Une journaliste interroge le directeur du CIO sur la manière de rendre les Jeux de Sotchi plus « joyeux ». Gilbert Felli rétorque: « La joie, j’ai bien cru en voir un peu partout dans les sites, chez les spectateurs et les athlètes. Comme on dit en Suisse, dans le canton de Vaud: « Nous sommes déçus en bien. »

Un confrère américain pose la question de l’absence d’alcool sur les sites de compétition et, citant un expression du Wall Street Journal, qualifie les Jeux de Sotchi de « plus secs de l’histoire ». Dimitry Chernyshenko explique qu’il a simplement été décidé d’appliquer la loi russe sur la vente d’alcool. Puis Mark Adams plaisante: « Nous devrions pouvoir vous aider à trouver un endroit où aller boire un verre! »
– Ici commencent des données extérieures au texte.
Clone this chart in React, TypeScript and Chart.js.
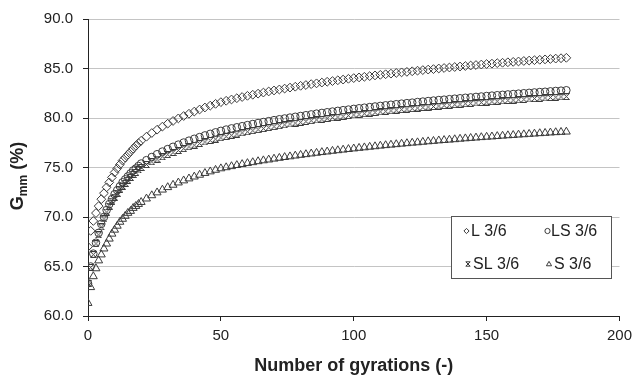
import React, { useEffect, useRef } from "react";
import { Chart, registerables } from "chart.js";

Chart.register(...registerables);

const gyrations = [
  0, 1, 2, 3, 4, 5, 6, 7, 8, 9, 10, 11, 12, 13, 14, 15, 16, 17, 18, 19, 20,
  22, 24, 26, 28, 30, 32, 34, 36, 38, 40, 42, 44, 46, 48, 50,
  52, 54, 56, 58, 60, 62, 64, 66, 68, 70, 72, 74, 76, 78, 80, 82, 84, 86, 88, 90,
  92, 94, 96, 98, 100, 102, 104, 106, 108, 110, 112, 114, 116, 118, 120, 122, 124, 126, 128, 130,
  132, 134, 136, 138, 140, 142, 144, 146, 148, 150, 152, 154, 156, 158, 160, 162, 164, 166, 168, 170,
  172, 174, 176, 178, 180,
];

const seriesL = [
  67.0, 68.6, 69.6, 70.4, 71.1, 71.8, 72.4, 73.0, 73.5, 74.0, 74.5, 74.9, 75.3, 75.7, 76.0, 76.3, 76.6, 76.9, 77.2, 77.45, 77.7,
  78.11, 78.48, 78.82, 79.13, 79.43, 79.7, 79.96, 80.2, 80.43, 80.65, 80.86, 81.06, 81.25, 81.43, 81.6,
  81.74, 81.87, 82.0, 82.12, 82.24, 82.35, 82.46, 82.57, 82.68, 82.78, 82.88, 82.97, 83.07, 83.16, 83.25, 83.33, 83.42, 83.5, 83.58, 83.66,
  83.73, 83.81, 83.88, 83.96, 84.03, 84.1, 84.16, 84.23, 84.3, 84.36, 84.42, 84.48, 84.55, 84.61, 84.66, 84.72, 84.78, 84.84, 84.89, 84.94,
  85.0, 85.05, 85.1, 85.15, 85.2, 85.25, 85.3, 85.35, 85.4, 85.45, 85.49, 85.54, 85.58, 85.63, 85.67, 85.71, 85.76, 85.8, 85.84, 85.88,
  85.92, 85.96, 86.0, 86.04, 86.08,
];

const seriesLS = [
  63.3, 65.0, 66.3, 67.4, 68.4, 69.3, 70.0, 70.7, 71.3, 71.8, 72.3, 72.7, 73.1, 73.5, 73.8, 74.1, 74.4, 74.7, 74.9, 75.15, 75.4,
  75.74, 76.06, 76.34, 76.61, 76.86, 77.09, 77.31, 77.52, 77.71, 77.9, 78.07, 78.24, 78.4, 78.55, 78.7,
  78.83, 78.95, 79.06, 79.17, 79.28, 79.39, 79.49, 79.59, 79.68, 79.78, 79.87, 79.95, 80.04, 80.12, 80.2, 80.28, 80.36, 80.44, 80.51, 80.58,
  80.65, 80.72, 80.79, 80.85, 80.92, 80.98, 81.04, 81.1, 81.16, 81.22, 81.28, 81.34, 81.39, 81.45, 81.5, 81.55, 81.61, 81.66, 81.71, 81.76,
  81.81, 81.85, 81.9, 81.95, 81.99, 82.04, 82.08, 82.13, 82.17, 82.22, 82.26, 82.3, 82.34, 82.38, 82.42, 82.46, 82.5, 82.54, 82.58, 82.62,
  82.65, 82.69, 82.73, 82.76, 82.8,
];

const seriesSL = [
  63.3, 64.9, 66.2, 67.3, 68.2, 69.0, 69.8, 70.5, 71.1, 71.6, 72.0, 72.4, 72.8, 73.1, 73.4, 73.7, 74.0, 74.3, 74.5, 74.75, 75.0,
  75.3, 75.58, 75.84, 76.08, 76.31, 76.52, 76.72, 76.91, 77.09, 77.26, 77.42, 77.58, 77.73, 77.87, 78.0,
  78.13, 78.26, 78.38, 78.5, 78.61, 78.72, 78.83, 78.93, 79.03, 79.13, 79.22, 79.31, 79.4, 79.49, 79.57, 79.65, 79.73, 79.81, 79.88, 79.96,
  80.03, 80.1, 80.17, 80.24, 80.31, 80.37, 80.43, 80.5, 80.56, 80.62, 80.68, 80.73, 80.79, 80.85, 80.9, 80.95, 81.01, 81.06, 81.11, 81.16,
  81.21, 81.26, 81.3, 81.35, 81.39, 81.44, 81.48, 81.52, 81.56, 81.61, 81.65, 81.69, 81.73, 81.77, 81.81, 81.84, 81.88, 81.92, 81.96, 81.99,
  82.03, 82.07, 82.1, 82.14, 82.17,
];

const seriesS = [
  61.3, 62.9, 64.0, 64.8, 65.6, 66.2, 66.8, 67.3, 67.8, 68.3, 68.7, 69.1, 69.5, 69.8, 70.1, 70.4, 70.6, 70.9, 71.1, 71.3, 71.5,
  71.85, 72.18, 72.47, 72.75, 73.0, 73.24, 73.47, 73.68, 73.88, 74.07, 74.25, 74.43, 74.59, 74.75, 74.9,
  75.01, 75.12, 75.23, 75.33, 75.43, 75.52, 75.62, 75.71, 75.79, 75.88, 75.96, 76.04, 76.11, 76.19, 76.26, 76.33, 76.4, 76.47, 76.54, 76.6,
  76.67, 76.73, 76.79, 76.85, 76.91, 76.97, 77.02, 77.08, 77.13, 77.19, 77.24, 77.29, 77.34, 77.39, 77.44, 77.49, 77.53, 77.58, 77.63, 77.67,
  77.72, 77.76, 77.8, 77.84, 77.89, 77.93, 77.97, 78.01, 78.05, 78.09, 78.12, 78.16, 78.2, 78.24, 78.27, 78.31, 78.34, 78.38, 78.41, 78.45,
  78.48, 78.52, 78.55, 78.58, 78.61,
];

const seriesNames = ["L 3/6", "LS 3/6", "SL 3/6", "S 3/6"];
const xTitle = "Number of gyrations (-)";
const yTitleMain = "G";
const yTitleSub = "mm";
const yTitleTail = " (%)";

const FONT = "'Liberation Sans', Arial, sans-serif";
const MARK = "#3a3a3a";

function makeHourglass(size: number) {
  const c = document.createElement("canvas");
  c.width = size;
  c.height = size;
  const g = c.getContext("2d")!;
  g.strokeStyle = MARK;
  g.lineWidth = 1;
  const a = 0.5, b = size - 0.5;
  g.beginPath();
  g.moveTo(a, a); g.lineTo(b, b);
  g.moveTo(b, a); g.lineTo(a, b);
  g.moveTo(a, a); g.lineTo(b, a);
  g.moveTo(a, b); g.lineTo(b, b);
  g.stroke();
  return c;
}

function drawMarker(ctx: CanvasRenderingContext2D, kind: string, x: number, y: number, r: number) {
  ctx.save();
  ctx.strokeStyle = MARK;
  ctx.lineWidth = 1;
  ctx.beginPath();
  if (kind === "diamond") {
    ctx.moveTo(x - r, y); ctx.lineTo(x, y - r); ctx.lineTo(x + r, y); ctx.lineTo(x, y + r); ctx.closePath();
  } else if (kind === "circle") {
    ctx.arc(x, y, r, 0, Math.PI * 2);
  } else if (kind === "triangle") {
    const h = r * 1.7;
    ctx.moveTo(x, y - h * 0.6); ctx.lineTo(x + r, y + h * 0.4); ctx.lineTo(x - r, y + h * 0.4); ctx.closePath();
  } else {
    ctx.moveTo(x - r, y - r); ctx.lineTo(x + r, y + r);
    ctx.moveTo(x + r, y - r); ctx.lineTo(x - r, y + r);
    ctx.moveTo(x - r, y - r); ctx.lineTo(x + r, y - r);
    ctx.moveTo(x - r, y + r); ctx.lineTo(x + r, y + r);
  }
  ctx.stroke();
  ctx.restore();
}

export default function App() {
  const ref = useRef<HTMLCanvasElement | null>(null);

  useEffect(() => {
    const canvas = ref.current!;
    const pts = (ys: number[]) => gyrations.map((x, i) => ({ x, y: ys[i] }));
    const hourglass = makeHourglass(7);

    const overlay = {
      id: "overlay",
      afterDraw(chart: any) {
        const ctx: CanvasRenderingContext2D = chart.ctx;
        const area = chart.chartArea;
        ctx.save();
        const bx = 451, by = 216, bw = 161, bh = 63;
        ctx.fillStyle = "#ffffff";
        ctx.fillRect(bx, by, bw, bh);
        ctx.strokeStyle = "#555555";
        ctx.lineWidth = 1;
        ctx.strokeRect(bx + 0.5, by + 0.5, bw - 1, bh - 1);
        const kinds = ["diamond", "circle", "hourglass", "triangle"];
        const items = [
          { mx: 466.5, tx: 471, y: 231 },
          { mx: 547.5, tx: 551, y: 231 },
          { mx: 468, tx: 473, y: 264 },
          { mx: 549, tx: 554, y: 264 },
        ];
        ctx.font = `16px ${FONT}`;
        ctx.textBaseline = "middle";
        ctx.textAlign = "left";
        items.forEach((it, i) => {
          drawMarker(ctx, kinds[i], it.mx, it.y, kinds[i] === "hourglass" ? 2.2 : 2.6);
          ctx.fillStyle = "#222222";
          ctx.fillText(seriesNames[i], it.tx, it.y + 1);
        });
        ctx.font = `bold 18px ${FONT}`;
        ctx.textAlign = "center";
        ctx.textBaseline = "middle";
        ctx.fillStyle = "#222222";
        ctx.fillText(xTitle, (area.left + area.right) / 2, 366);
        ctx.translate(17, 176);
        ctx.rotate(-Math.PI / 2);
        const big = `bold 18px ${FONT}`;
        const small = `bold 12px ${FONT}`;
        ctx.font = big;
        const w1 = ctx.measureText(yTitleMain).width;
        const w3 = ctx.measureText(yTitleTail).width;
        ctx.font = small;
        const w2 = ctx.measureText(yTitleSub).width;
        const x0 = -(w1 + w2 + w3) / 2;
        ctx.textAlign = "left";
        ctx.textBaseline = "alphabetic";
        ctx.font = big;
        ctx.fillText(yTitleMain, x0, 6);
        ctx.font = small;
        ctx.fillText(yTitleSub, x0 + w1, 10);
        ctx.font = big;
        ctx.fillText(yTitleTail, x0 + w1 + w2, 6);
        ctx.restore();
      },
    };

    const chart = new Chart(canvas, {
      type: "scatter",
      data: {
        datasets: [
          { label: seriesNames[0], data: pts(seriesL), pointStyle: "rectRot", pointRadius: 4.4, borderColor: MARK, backgroundColor: "rgba(0,0,0,0)", borderWidth: 1 },
          { label: seriesNames[1], data: pts(seriesLS), pointStyle: "circle", pointRadius: 3.8, borderColor: MARK, backgroundColor: "rgba(0,0,0,0)", borderWidth: 1 },
          { label: seriesNames[2], data: pts(seriesSL), pointStyle: hourglass as any, pointRadius: 3.5, borderColor: MARK, backgroundColor: "rgba(0,0,0,0)", borderWidth: 1 },
          { label: seriesNames[3], data: pts(seriesS), pointStyle: "triangle", pointRadius: 4.6, borderColor: MARK, backgroundColor: "rgba(0,0,0,0)", borderWidth: 1 },
        ],
      },
      options: {
        responsive: false,
        animation: false,
        events: [],
        layout: { padding: { top: 16, right: 11, left: 0, bottom: 0 } },
        plugins: { legend: { display: false }, tooltip: { enabled: false } },
        scales: {
          x: {
            type: "linear",
            min: 0,
            max: 200,
            ticks: { stepSize: 50, font: { family: FONT, size: 15 }, color: "#222222", padding: 6 },
            grid: { drawOnChartArea: false, drawTicks: true, tickLength: 5, tickColor: "#222222", color: "#222222" },
            border: { color: "#222222", width: 1 },
            afterFit: (s: any) => { s.height = 62; },
          },
          y: {
            min: 60,
            max: 90,
            ticks: {
              stepSize: 5,
              font: { family: FONT, size: 15 },
              color: "#222222",
              padding: 10,
              callback: (v: any) => Number(v).toFixed(1),
            },
            grid: { color: "#c4c4c4", tickColor: "#222222", tickLength: 5, lineWidth: 1 },
            border: { color: "#222222", width: 1 },
            afterFit: (s: any) => { s.width = 88; },
          },
        },
      },
      plugins: [overlay],
    });
    return () => chart.destroy();
  }, []);

  return (
    <div style={{ position: "fixed", left: 0, top: 0, width: 638, height: 378, background: "#fff" }}>
      <canvas ref={ref} width={638} height={378} style={{ width: 638, height: 378 }} />
    </div>
  );
}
Un envoyé spécial de la presse s’aventure à sonder Gilbert Felli pour savoir si Thomas Bach a l’intention de qualifier Sotchi 2014 de « meilleurs Jeux de l’histoire » pendant son discours à la cérémonie de clôture. Le directeur du CIO explique: « Je veux d’abord vous rappeler que cette formule, inventée par Juan Antonio Samaranch, n’a jamais été utilisée par Jacques Rogge. Quant à savoir ce que dira Thomas Bach, je n’en ai pas la moindre idée. Mais laissons d’abord les Jeux se poursuivre. »

Enfin, un journaliste assis au premier rang traduit sans vraiment le vouloir le sentiment général en s’adressant ainsi à Dimitry Chernyshenko: « Malgré ce tableau sans tâche, existe-t-il au moins une question, un point de l’organisation, qui vous tracasse et ne vous rend pas heureux? » Réponse du Russe: « Non ».

Jusqu’ici tout va bien. Très très bien. « Nous sommes très heureux, tout se passe à merveille », a assuré Gilbert Felli, au nom du CIO, dans son message d’introduction. A sa droite, Dimitry Chernyshenko en a même un peu rougi.